Later, when you get ready to turn it into a full length draft, the whole thing practically writes itself. It's totally effortless, almost exactly like doing a quick polish on a draft you've already written. And it's very fast. Lazette Gifford says she gets up to 10,000 words a day working from her phase draft. I'm not that fast, but I'm getting more than 1000 decent words an hour, and the resulting work is good enough to share with somebody and get real feedback on my story, which wasn't true for my first drafts in the past. I'm getting second draft quality (for me) in a fraction of the time.
And best of all, it hasn't stifled my imagination in the slightest. I'm still making the same kinds of crazy decisions I always made on my first drafts, but all that is happening in the pocket draft, where it's easy to try things out and make adjustments.
I heard about this approach to planning years ago, but I ignored it because the idea of doing such a detailed "outline" was instantly unappealing. I just didn't understand back then that this really isn't like writing an outline at all. It's a very good middle ground between outlining and pantsing, with some of the benefits of both.
I would recommend anybody in a similar situation to give it a try. Use it with a short story first and see what you think of the process.
Anyone from Canada have experience publishing via Nook Press? I'm trying to setup a Vendor Account, but it won't let me due to living in Canada. Am I just not able to sell on Nook?
Also, perspective on KDP? Is it worth skipping over other platforms for the benefits offered by Amazon?
I'm not Canadian, so I can't speak to your first question, but on your second: I think KDP is generally worth it for indie writers, mainly because of Kindle Unlimited, which has been really decent so far. I don't have enough published work to give a definitive opinion, but it's not hard at all to get people to read 10% of a book. Readers have a very low resistance to giving something a cursory examination--even from a writer they've never heard of--when they don't have to pay any upfront money beyond their subscription fee.

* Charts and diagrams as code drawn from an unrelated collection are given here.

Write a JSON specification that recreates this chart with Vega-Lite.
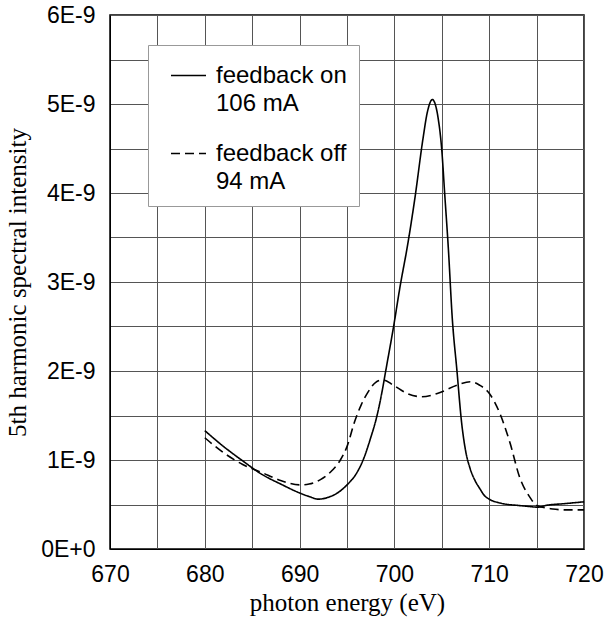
{
  "$schema": "https://vega.github.io/schema/vega-lite/v6.json",
  "width": 474,
  "height": 534,
  "autosize": "none",
  "padding": {"left": 110, "top": 15, "right": 24, "bottom": 80},
  "background": "white",
  "config": {
    "view": {"stroke": "black", "strokeWidth": 1.5},
    "axis": {"gridColor": "#555555", "gridWidth": 1, "gridOpacity": 1, "domainColor": "black", "ticks": false}
  },
  "data": {
    "values": [
      {"e": 680, "v": 1.33, "s": "on"}, {"e": 682, "v": 1.15, "s": "on"}, {"e": 684, "v": 0.99, "s": "on"},
      {"e": 686, "v": 0.84, "s": "on"}, {"e": 688, "v": 0.73, "s": "on"}, {"e": 690, "v": 0.63, "s": "on"},
      {"e": 691, "v": 0.59, "s": "on"}, {"e": 692, "v": 0.56, "s": "on"}, {"e": 693, "v": 0.58, "s": "on"},
      {"e": 694, "v": 0.63, "s": "on"}, {"e": 695, "v": 0.72, "s": "on"}, {"e": 696, "v": 0.85, "s": "on"},
      {"e": 696.7, "v": 1.0, "s": "on"}, {"e": 697.5, "v": 1.25, "s": "on"}, {"e": 698.1, "v": 1.47, "s": "on"},
      {"e": 698.5, "v": 1.66, "s": "on"}, {"e": 699.2, "v": 2.07, "s": "on"}, {"e": 699.9, "v": 2.49, "s": "on"},
      {"e": 700.6, "v": 2.95, "s": "on"}, {"e": 701.4, "v": 3.42, "s": "on"}, {"e": 702.2, "v": 3.97, "s": "on"},
      {"e": 703, "v": 4.6, "s": "on"}, {"e": 703.5, "v": 4.92, "s": "on"}, {"e": 704, "v": 5.05, "s": "on"},
      {"e": 704.3, "v": 5.0, "s": "on"}, {"e": 704.6, "v": 4.85, "s": "on"}, {"e": 705, "v": 4.48, "s": "on"},
      {"e": 705.3, "v": 4.0, "s": "on"}, {"e": 705.7, "v": 3.36, "s": "on"}, {"e": 706.1, "v": 2.6, "s": "on"},
      {"e": 706.6, "v": 2.0, "s": "on"}, {"e": 707.1, "v": 1.41, "s": "on"}, {"e": 707.5, "v": 1.11, "s": "on"},
      {"e": 708, "v": 0.9, "s": "on"}, {"e": 708.5, "v": 0.77, "s": "on"}, {"e": 709, "v": 0.68, "s": "on"},
      {"e": 709.5, "v": 0.6, "s": "on"}, {"e": 710, "v": 0.56, "s": "on"}, {"e": 711, "v": 0.52, "s": "on"},
      {"e": 712, "v": 0.5, "s": "on"}, {"e": 713, "v": 0.49, "s": "on"}, {"e": 714, "v": 0.48, "s": "on"},
      {"e": 715.2, "v": 0.47, "s": "on"}, {"e": 716, "v": 0.49, "s": "on"}, {"e": 718, "v": 0.51, "s": "on"},
      {"e": 720, "v": 0.53, "s": "on"},
      {"e": 680, "v": 1.25, "s": "off"}, {"e": 682, "v": 1.08, "s": "off"}, {"e": 684, "v": 0.95, "s": "off"},
      {"e": 686, "v": 0.86, "s": "off"}, {"e": 688, "v": 0.77, "s": "off"}, {"e": 690, "v": 0.72, "s": "off"},
      {"e": 691, "v": 0.73, "s": "off"}, {"e": 692.2, "v": 0.78, "s": "off"}, {"e": 693.5, "v": 0.89, "s": "off"},
      {"e": 694.3, "v": 1.0, "s": "off"}, {"e": 695, "v": 1.15, "s": "off"}, {"e": 695.8, "v": 1.43, "s": "off"},
      {"e": 696.5, "v": 1.62, "s": "off"}, {"e": 697.2, "v": 1.76, "s": "off"}, {"e": 698, "v": 1.87, "s": "off"},
      {"e": 698.8, "v": 1.9, "s": "off"}, {"e": 699.9, "v": 1.84, "s": "off"}, {"e": 701.3, "v": 1.75, "s": "off"},
      {"e": 702.9, "v": 1.71, "s": "off"}, {"e": 704.6, "v": 1.75, "s": "off"}, {"e": 706.6, "v": 1.84, "s": "off"},
      {"e": 708, "v": 1.88, "s": "off"}, {"e": 709, "v": 1.84, "s": "off"}, {"e": 710, "v": 1.75, "s": "off"},
      {"e": 711.1, "v": 1.53, "s": "off"}, {"e": 712.2, "v": 1.19, "s": "off"}, {"e": 713.2, "v": 0.81, "s": "off"},
      {"e": 714.3, "v": 0.58, "s": "off"}, {"e": 715, "v": 0.49, "s": "off"}, {"e": 716.7, "v": 0.45, "s": "off"},
      {"e": 718, "v": 0.44, "s": "off"}, {"e": 720, "v": 0.44, "s": "off"}
    ]
  },
  "mark": {"type": "line", "interpolate": "monotone", "color": "black", "strokeWidth": 1.6},
  "encoding": {
    "x": {
      "field": "e", "type": "quantitative",
      "scale": {"domain": [670, 720], "nice": false},
      "axis": {
        "title": "photon energy (eV)",
        "values": [670, 675, 680, 685, 690, 695, 700, 705, 710, 715, 720],
        "labelExpr": "datum.value % 10 == 0 ? datum.label : ''",
        "format": "d",
        "labelFont": "Liberation Sans", "labelFontSize": 23, "labelColor": "black", "labelPadding": 14,
        "labelOverlap": false, "labelFlush": false,
        "titleFont": "Liberation Serif", "titleFontSize": 25, "titleFontWeight": "normal", "titleColor": "black", "titlePadding": 4
      }
    },
    "y": {
      "field": "v", "type": "quantitative",
      "scale": {"domain": [0, 6], "nice": false},
      "axis": {
        "title": "5th harmonic spectral intensity",
        "values": [0, 0.5, 1, 1.5, 2, 2.5, 3, 3.5, 4, 4.5, 5, 5.5, 6],
        "labelExpr": "datum.value == 0 ? '0E+0' : (datum.value % 1 == 0 ? format(datum.value, 'd') + 'E-9' : '')",
        "labelFont": "Liberation Sans", "labelFontSize": 23, "labelColor": "black", "labelPadding": 15,
        "labelOverlap": false, "labelFlush": false,
        "titleFont": "Liberation Serif", "titleFontSize": 25, "titleFontWeight": "normal", "titleColor": "black", "titlePadding": 10
      }
    },
    "strokeDash": {
      "field": "s", "type": "nominal",
      "scale": {"domain": ["on", "off"], "range": [[1, 0], [9, 5]]},
      "legend": {
        "title": null,
        "orient": "none",
        "legendX": 38,
        "legendY": 30,
        "fillColor": "white",
        "strokeColor": "#999999",
        "padding": 12,
        "symbolType": "stroke",
        "symbolSize": 1225,
        "symbolStrokeWidth": 1.6,
        "symbolStrokeColor": "black",
        "symbolOffset": 10,
        "labelOffset": 9,
        "labelFont": "Liberation Sans",
        "labelFontSize": 24,
        "labelColor": "black",
        "labelLimit": 300,
        "rowPadding": 19,
        "labelExpr": "datum.label == 'on' ? ['feedback on', '106 mA'] : ['feedback off', '94 mA']",
        "encode": {"labels": {"update": {"lineHeight": {"value": 28}}}}
      }
    }
  }
}
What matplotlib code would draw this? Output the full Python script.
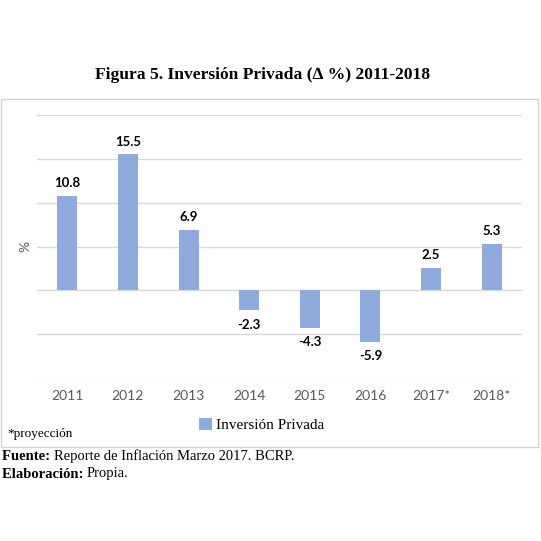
import numpy as np
import matplotlib.pyplot as plt
from matplotlib.patches import Rectangle

# data
years = ["2011", "2012", "2013", "2014", "2015", "2016", "2017*", "2018*"]
inversion = [10.8, 15.5, 6.9, -2.3, -4.3, -5.9, 2.5, 5.3]
labels = ["10.8", "15.5", "6.9", "-2.3", "-4.3", "-5.9", "2.5", "5.3"]

W = H = 541
fig = plt.figure(figsize=(W / 100, H / 100), dpi=100)

# frame around the chart
fig.patches.append(Rectangle((1 / W, 1 - 447 / H), 537 / W, 348 / H,
                             transform=fig.transFigure, fill=False,
                             edgecolor="#d4d4d4", lw=1.0))

ax = fig.add_axes([37 / W, 1 - 378 / H, 485 / W, 263 / H])
x = np.arange(len(years))
ax.bar(x, inversion, width=0.33, color="#8faadc", zorder=3,
       label="Inversión Privada")
ax.set_ylim(-10, 20)
ax.set_xlim(-0.5, len(years) - 0.5)
ax.set_yticks(np.arange(-10, 21, 5))
ax.yaxis.grid(True, color="#d9d9d9", lw=1.0, zorder=0)
ax.tick_params(axis="y", length=0, labelleft=False)
ax.tick_params(axis="x", length=0, pad=9, labelcolor="#595959")
ax.set_xticks(x)
ax.set_xticklabels(years, family="Lato", fontsize=10)
for s in ax.spines.values():
    s.set_visible(False)
ax.set_ylabel("%", color="#595959", fontsize=10, family="Lato", labelpad=4)

for xi, v, t in zip(x, inversion, labels):
    if v >= 0:
        ax.annotate(t, (xi, v), xytext=(0, 5), textcoords="offset points",
                    ha="center", va="bottom", fontsize=9.5, fontweight="bold",
                    family="Lato")
    else:
        ax.annotate(t, (xi, v), xytext=(0, -6), textcoords="offset points",
                    ha="center", va="top", fontsize=9.5, fontweight="bold",
                    family="Lato")

ax.legend(loc="center", bbox_to_anchor=(262 / W, 1 - 425 / H),
          bbox_transform=fig.transFigure, frameon=False, handlelength=0.8,
          handleheight=0.8, handletextpad=0.3,
          prop={"family": "Liberation Serif", "size": 11})

fig.text(7 / W, 1 - 434 / H, "*proyección", family="Liberation Serif",
         fontsize=9.5, va="center")

fig.text(0.485, 1 - 75 / H, "Figura 5. Inversión Privada (∆ %) 2011-2018",
         family="Liberation Serif", fontweight="bold", fontsize=12.6,
         ha="center", va="center")

# source lines: bold lead-in followed by regular text
renderer = fig.canvas.get_renderer()
for yy, lead, rest in [(456, "Fuente: ", "Reporte de Inflación Marzo 2017. BCRP."),
                       (474, "Elaboración: ", "Propia.")]:
    t1 = fig.text(2 / W, 1 - yy / H, lead, family="Liberation Serif",
                  fontweight="bold", fontsize=10.5, va="center")
    bb = t1.get_window_extent(renderer)
    fig.text(bb.x1 / W, 1 - yy / H, rest, family="Liberation Serif",
             fontsize=10.5, va="center")

fig.savefig("out.png", dpi=100)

Long term, I'm not sure how it will work out. Some writers with big names seem to dislike KU because they want more money per copy, but I feel like the volume can make up for it, and I feel like subscription models will soon take over all forms of media distribution.
There should be a mini-NaNoWriMo where everybody writes and publishes a 20k erotica at the same time for the same price, then races them like horses to see who makes bank. Sirap can judge, Cosmic will host, and we'll all be rich and swimming in awkward sex scenes.
I actually tried the erotica thing recently. I took a couple of my short stories that had the potential for sex but didn't have any actual sex, and I tweaked them pretty drastically, then put them up under a new pen name. They sold and are still selling, but the decline was pretty steep over time, and I discovered I can't write that kind of stuff fast enough to keep up with the rate of decline. I think you would need to produce at least a couple of stories a week to get any kind of momentum going.
And there really seems to be a huge benefit to having a big catalog. People read one book, then they read the other. I gave one of my stories away for free for a couple of days, and the other started selling fast again for about a week. I imagine the same thing would happen every time you released a new book, and as your catalog grows the whole thing probably gets magnified.